Maybe it could make sense to shorten that sequence. You could even use LRTimelapse to remove every second or every third image to get a faster play (the function is in the HDR-Menu -> select every nth -> then delete)

Unfortunately the rendering speed of lightroom is not in my hands...
(2012-08-07, 18:34)gwegner Wrote: [ -> ]The Video-Exporting of Lightroom is certainly not the fastest - but this seems long for me as well. Have you tried the 1080p preset in comparison?
1.700 images is a lot, it would give you 1 minute and 10 secs of timelapse - normally we deal with 15-20 secs sequences and assemble them with a video editing program.

Maybe it could make sense to shorten that sequence. You could even use LRTimelapse to remove every second or every third image to get a faster play (the function is in the HDR-Menu -> select every nth -> then delete)

Unfortunately the rendering speed of lightroom is not in my hands...

Hi Gunther,

Thank you for the reply.. I will try your suggestion regarding cutting down the footage and reassembling it later as well as trying a different preset and report back..

Many thanks,

Mo
(2012-08-08, 01:03)Mojo_times Wrote: [ -> ]
(2012-08-07, 18:34)gwegner Wrote: [ -> ]The Video-Exporting of Lightroom is certainly not the fastest - but this seems long for me as well. Have you tried the 1080p preset in comparison?
1.700 images is a lot, it would give you 1 minute and 10 secs of timelapse - normally we deal with 15-20 secs sequences and assemble them with a video editing program.

Maybe it could make sense to shorten that sequence. You could even use LRTimelapse to remove every second or every third image to get a faster play (the function is in the HDR-Menu -> select every nth -> then delete)

Unfortunately the rendering speed of lightroom is not in my hands...

Hi Gunther,

Thank you for the reply.. I will try your suggestion regarding cutting down the footage and reassembling it later as well as trying a different preset and report back..

Many thanks,

Mo

Hi Mo,

I'm always using Quicktime Pro 7 on my mac which is way faster. I would really love to use just the LRtimelapse presets so I can stay within LR but LR is too slow.

In Quicktime just go to file: open image sequence and just choose one image of that sequence (you have to export them first from Lightroom, jpeg's are sufficient). After that that you can export using quicktime. Exporting as Apple Prores 422 is so fast it just took 15 seconds for a sequence of 400 pictures!

Best regards,

David
Yes, but exporting the JPGs from Lightroom takes time as well so in fact I think the workflow isn't really faster.
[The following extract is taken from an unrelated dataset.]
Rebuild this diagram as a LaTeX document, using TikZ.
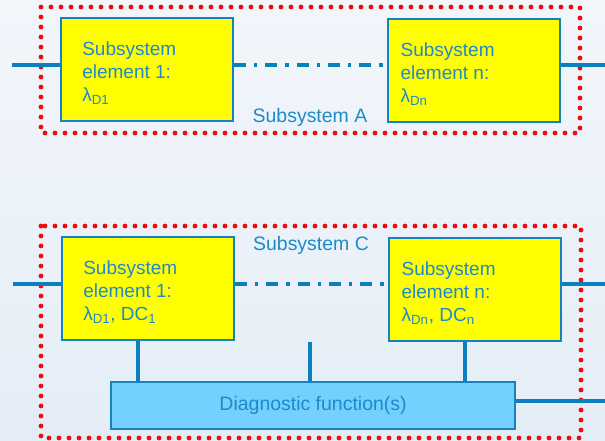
\documentclass[tikz,border=0pt]{standalone}
\usepackage{fontspec}
\setmainfont{Liberation Sans}
\begin{document}
\begin{tikzpicture}[x=0.75pt,y=-0.75pt,
  linecol/.style={draw={rgb,255:red,10;green,128;blue,192}},
  wire/.style={linecol,line width=2.3pt},
  dashwire/.style={wire,dash pattern=on 9pt off 6pt on 2.5pt off 6pt},
  element/.style={draw={rgb,255:red,20;green,130;blue,195},line width=1.6pt,
    fill={rgb,255:red,255;green,255;blue,0},anchor=north west,
    minimum width=129pt,minimum height=77pt},
  elemtext/.style={anchor=west,inner sep=0pt,align=left,
    text={rgb,255:red,30;green,138;blue,200},
    font=\fontsize{14.25pt}{17.25pt}\selectfont},
  diagbox/.style={draw={rgb,255:red,20;green,130;blue,195},line width=1.6pt,
    fill={rgb,255:red,115;green,208;blue,255},anchor=north west,
    minimum width=303pt,minimum height=35pt,
    text={rgb,255:red,30;green,138;blue,200},
    font=\fontsize{14.6pt}{17pt}\selectfont},
  boundary/.style={draw={rgb,255:red,240;green,10;blue,10},line width=3.6pt,
    line cap=round,dash pattern=on 0pt off 7.5pt},
  caption/.style={text={rgb,255:red,30;green,138;blue,200},
    font=\fontsize{14.6pt}{17pt}\selectfont,inner sep=0pt,anchor=base}]

% background
\shade[top color={rgb,255:red,242;green,246;blue,251},
       bottom color={rgb,255:red,228;green,237;blue,246}]
  (0,0) rectangle (605,440);
\useasboundingbox (0,0) rectangle (605,440);

% ---------- Subsystem A ----------
\draw[boundary] (41,7) rectangle (580,133);
\node[element] (a1) at (60,17) {};
\node[element] (an) at (387,18) {};
\node[elemtext] (a1t) at ([xshift=16.5pt,yshift=-3pt]a1.west)
  {Subsystem\\element 1:\\λ\textsubscript{D1}};
\node[elemtext] (ant) at ([xshift=10pt,yshift=-3pt]an.west)
  {Subsystem\\element n:\\λ\textsubscript{Dn}};
\node[caption] (labA) at (310,122) {Subsystem A};

\coordinate (ain) at (12,65);
\coordinate (aout) at (605,65);
\draw[wire] (ain) -- (a1.west |- ain);
\draw[dashwire] (a1.east |- ain) -- (an.west |- ain);
\draw[wire] (an.east |- ain) -- (aout);

% ---------- Subsystem C ----------
\draw[boundary] (41,226) rectangle (581,438);
\node[element] (c1) at (61,236) {};
\node[element] (cn) at (388,237) {};
\node[elemtext] (c1t) at ([xshift=16.5pt,yshift=-3pt]c1.west)
  {Subsystem\\element 1:\\λ\textsubscript{D1}, DC\textsubscript{1}};
\node[elemtext] (cnt) at ([xshift=10pt,yshift=-3pt]cn.west)
  {Subsystem\\element n:\\λ\textsubscript{Dn}, DC\textsubscript{n}};
\node[caption] (labC) at (311,250) {Subsystem C};
\node[diagbox] (diag) at (110,381) {Diagnostic function(s)};

\coordinate (cin) at (13,284);
\coordinate (cout) at (605,284);
\draw[wire] (cin) -- (c1.west |- cin);
\draw[dashwire] (c1.east |- cin) -- (cn.west |- cin);
\draw[wire] (cn.east |- cin) -- (cout);

\coordinate (tap) at (310,342);
\coordinate (dout) at (605,401);
\draw[wire] (c1.south -| 138,0) -- (diag.north -| 138,0);
\draw[wire] (tap) -- (diag.north -| tap);
\draw[wire] (cn.south -| 465,0) -- (diag.north -| 465,0);
\draw[wire] (diag.east |- dout) -- (dout);
\end{tikzpicture}
\end{document}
I use to let Lightroom render some sequences in parallel when I'm not at the computer.
Of course the exporting takes time but from my experience it is still way faster including the LR export plus it's easier and faster afterwards if you decide to use different framerates or resolutions and you have full resolution "screenshots" from your timelapse :-) Maybe I've some time to make a comparison this weekend.
I experienced something similar with 3000 shots,
I had to change the workflow, to open the images in adobe bridge after I completed all the editing in Lightroom and LRT
then from bridge send to photoshop and from there save as jpeg, takes a couple of hours to convert from raw to jpeg, then I did a droplet to downsize to 1080p size,
then at the end just open the sequence as video in after effects or quicktime and export as movie, all this was way faster than using lightroom to export out.

but lots of extra work

hope that helps

Rafael
Ramirez, why didn't you just export as JPG in 1920x1080 directly from Lightroom?
As promised I did some speed tests and with some strange results. On my macpro exporting as jpg and exporting with quicktime was as fast as rendering the movie from Lightroom with the LR timelapse presets. On my 17" macbook pro exporting as jpg with QT export was way faster. Same LR Versions etc. on both machines. I used my external Raid from LaCie on both machines and both exported to an SSD Drive so there was also not a difference between read an write speeds.
I'll do some further testing to see why this is different.
That's indeed interesting. Please keep us posted. Maybe someone would like to test this on Windows as well.